Identifying and Integrating Terminologically Relevant Multiword Units in the IJS-ELAN Slovene-English Parallel Corpus

Gael Dias (New University of Lisbon)
Spela Vintar (University of Ljubljana)
Sylvie Guillore (Universite d'Orleans)
Jose Gabriel Pereira Lopes (New University of Lisbon)


The need for multilingual terminology resources has become
particularly acute owing to the globalization of scientific and
technical exchanges and the concurrent development of international
communication networtks. As a consequence, various efforts have
been made for the development of tools and methods dedicated to the
automatic processing of multilingual terminological databases.
However, the approaches presented so far highlight insufficiencies as
they only deal with specific groups of languages and hardly handle
the specific task of the identification of terminologically relevant
multilingual mutiword units. In order to overcome both problems, we
propose a three steps architecture:
  1. Statistical Identification of multiword lexical units candidates in parallel corpora,
  2. Tokenization of multiword lexical units (i.e. multiword lexical units are represented as single words) in parallel corpora,
  3. Statistical Extraction of multilingual terminology from parallel corpora.
In this paper, we propose the first two steps of the architecture.

A new system (SENTA: Sotware for the Extraction of N-ary Textual Associations) that needs no global threshold nor enticement techniques for the extraction of multiword lexical units, identifies and extracts multiword lexical units candidates from the tokenized IJS-ELAN Slovene-English parallel corpus (i.e. the texts are not lemmatised nor morfo-syntactically tagged nor pruned with lists of stop-words).
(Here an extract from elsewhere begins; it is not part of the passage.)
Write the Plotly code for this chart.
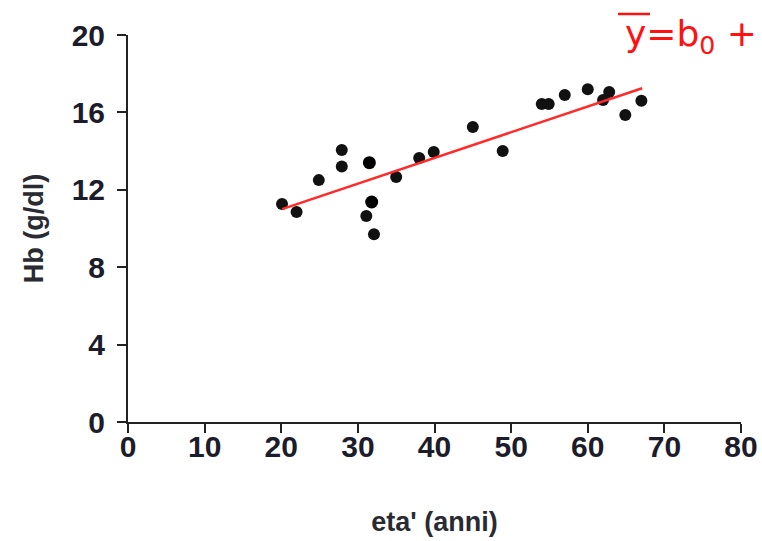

The system has been developed by the authors and evidences high precision rates for all languages and domains, and shows total flexibility as it only depends on the information available in the texts and as a consequence can be applied to all kind of texts (all domains and all languages) without external intervention. Once the multiword lexical units have been extracted, they are represented in the corpus with SGML markups following the Text Encoding Initiative (TEI). Finally, in order to build the multilingual terminological database, we intend to experiment in the near future the Twente word alignment software that should identify term (multiword units or single words) pairs. Thus, the global architecture would allow the construction of multilingual terminologies without any restriction about language and domain.